Summer of Streep

Top, Meryl Streep in 1979 (on the set of Kramer vs. Kramer) and 1988. Bottom, in 2002 and 2006.Photo: Brigitte Lacombe

In the mid-seventies, I asked an acquaintance, an instructor at the Yale School of Drama, about a student who’d dazzled me in productions at the Yale Repertory Theatre. “She is the greatest actress in America,” he said, without hesitation. And offstage? “She can sit across from you over coffee and fix you with her eyes and do something small—twist a lock of her hair—and psych you out so completely that you won’t be able to speak.”

She still can. With Meryl Streep, the devil is in the details. No, the microdetails. A heavenward tilt of the head and the tiniest sigh of impatience and The Devil Wears Prada becomes, so briefly, a Restoration comedy. Along with the film’s protagonist, you comb the character’s face—an immaculate mask of entitlement—for signs of approval or disapproval. And the actress waits you out: slyly withholding, parceling out her reactions in sadistic microdoses. The precision is breathtaking.

Streep has been criticized for the whiff of fussiness that attends such precision onscreen, which doubtless reflects an American prejudice in favor of the Method. We don’t just want to see the character suffer; we want to believe that the actor is suffering, too—that there’s an emotional cost, that whatever we’ve just witnessed could never be repeated. But Streep is so on-the-button perfect you imagine she could reproduce a bit of business take after take or, in the theater, night after night. It’s just Meryl doing her virtuosity number!

The criticism is brushed aside—angrily—by people who have worked with Streep. Jeff Daniels told me, “What might be ‘fussy’ to some people are instincts flying through her at a hundred miles an hour. Between ‘action’ and ‘cut,’ it’s more alive with Meryl than with anybody I’ve worked with. You can’t be false. You see the tiniest flutter—it’s like she’s saying, ‘Don’t do that unless you really believe it.’ ”

She even psychs out other actors!

This is the summer of Streep. The Devil Wears Prada. A Prairie Home Companion. Even The Ant Bully. And, starting this week, Brecht in Central Park.

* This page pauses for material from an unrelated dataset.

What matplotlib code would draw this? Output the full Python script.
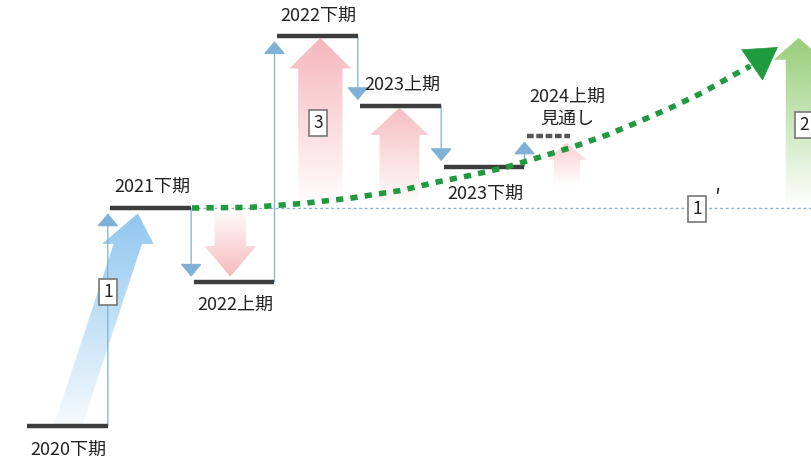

Those of us who have seen Streep in the theater are privileged. Watching her onstage, you can savor her physical and vocal daring. And those microdetails don’t come off as fussy but as the most imaginative—and direct—expression of her characters’ inner lives. Could there be a better role for Streep right now than Mother Courage? Brecht’s tragic war profiteer might be the ultimate test: a woman so sensational at selling her damnable wares that she psychs herself out.